Un herbier pour former des spécialistes de la faune africaine
Espaces naturels n°40 - octobre 2012
Mbamba Mbamba Jean Paul Kevin
Enseignant à l’École de faune de Garoua, Responsable de l’herbier
Deux ans d’études à l’École de faune de Garoua permettent aux étudiants de devenir des spécialistes de la faune des aires protégées de l’Afrique francophone. Dans ce cursus de formation, la botanique occupe une place de choix et l’herbier est la clé de la pédagogie.
En botanique comme en mycologie, un herbier est une collection de plantes séchées et pressées entre des feuilles de papier. Le terme herbier peut également désigner l’établissement ou l’institution qui assure la conservation d’une collection botanique. L’herbier de l’École de faune de Garoua correspond aux deux acceptions. Mis en place au début des années 1970, peu après la création de l’École, il constitue l’unique collection botanique dans la région du grand nord du Cameroun et les pays environnants. Dans une salle d’une cinquantaine de mètres carrés, six armoires abritent près de 18 000 échantillons dont l’originalité est de délivrer des données sur l’utilisation des espèces végétales par la faune sauvage.

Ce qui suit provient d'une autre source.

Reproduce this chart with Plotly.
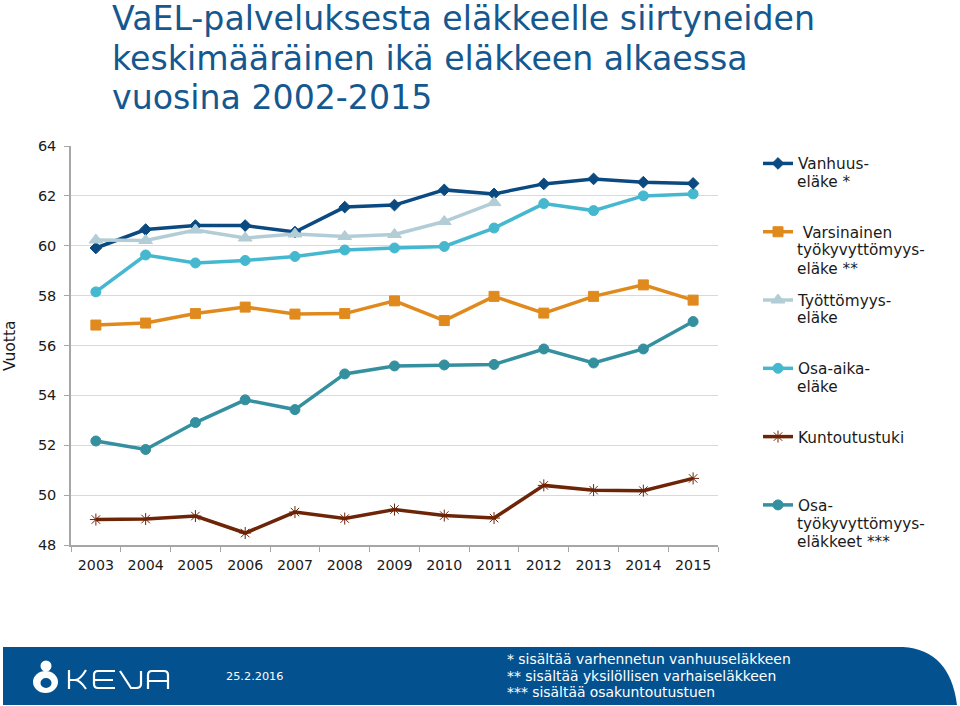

Support de formation. Cependant, au-delà de l’outil reconnu et utilisé par les scientifiques, l’herbier est également devenu l’outil didactique clé de la formation des étudiants de l’école de Garoua. Ce choix pédagogique s’appuie sur le constat que la perte des habitats est la principale cause de l’érosion de la biodiversité. En effet, leurs modifications déclenchent en général des migrations de la faune sauvage, cycliques ou définitives, en fonction de l’ampleur du phénomène. L’herborisation, c’est-à-dire la confection et la mise en collection, demeure alors incontournable pour toute étude crédible portant sur la végétation d’une zone donnée. Par ailleurs, la connaissance de la croissance, la dynamique et la valeur bromatologique (1) des plantes permettent d’orienter les décisions de gestion. C’est le cas du régime de la mise à feux dans les parcs nationaux, de l’évaluation de la capacité des pâturages naturels ou encore des améliorations à leur apporter dans le cas des games-ranches (2).
Enseignement. Dès leur arrivée en septembre, les étudiants sont initiés à la reconnaissance des herbacées et graminées jusqu’en début de la saison sèche en décembre. L’herbe sèche, en effet, rend difficile la reconnaissance des espèces, aptitude indispensable à la gestion des habitats. Chaque stagiaire se voit ainsi attribuer un dispositif permanent (parcelle, bande ou ligne) dans les vingt-quatre hectares de savane guinéenne que couvre l’enceinte de l’école et ceci pour les deux ans que dure le cycle de formation. Semestriellement, chacun des étudiants rapporte les modifications phénologiques ou dynamiques qui se déroulent dans l’espace lui ayant été attribué. Ce sont également les élèves qui sont chargés de construire l’herbier. C’est pour eux l’occasion de parfaire leur connaissance dans cette technique : récolte des échantillons botaniques, conditionnement, montage des échantillons, contrôle parasitaire. Chaque étape est l’objet d’un approfondissement des savoirs. Ainsi leurs recherches les amènent à utiliser des clés de détermination ou, plus prosaïquement, à maîtriser la gestion d’une base de données dans laquelle ils doivent intégrer les nouveaux éléments de la collection.
Entre théorie et pratique, l’essentiel de l’apprentissage se déroule entre l’école et un vaste réseau d’aires protégées écologiquement très diversifiées dont dispose le Cameroun. Dans ce cadre, l’herbier est également le support de travaux pratiques. Des visites dans ces espaces protégés donnent lieu à d’autres enseignements comme l’écologie végétale, où l’accent est mis sur la phytogéographie ; la chorologie (3) où la distribution des plantes est mise en relation avec les facteurs climatiques au niveau régional et édaphiques (4) à l’échelle stationnelle ou d’un bassin versant. L’herbier dispense ainsi différents enseignements liés à la botanique et aux habitats, à savoir : la systématique, la caractérisation et la typologie des zones humides, l’écologie végétale ; l’inventaire de la végétation ; l’aménagement des pâturages. Plus de 2 500 cadres occupant diverses responsabilités dans des ministères, des aires protégées d’Afrique, les ONG nationales et internationales (Ramsar, Wetlands International, Cites) ont été formés à l’École de faune de Garoua. •
1. La bromatologie est l’analyse des aliments. • 2. Élevage extensif, en milieu naturel, d’espèces sauvages ou de gibier. • 3. L’étude explicative de la répartition géographique des espèces vivantes. • 4. Désigne les facteurs écologiques propres aux sols ou aux organismes inféodés à de tels milieux.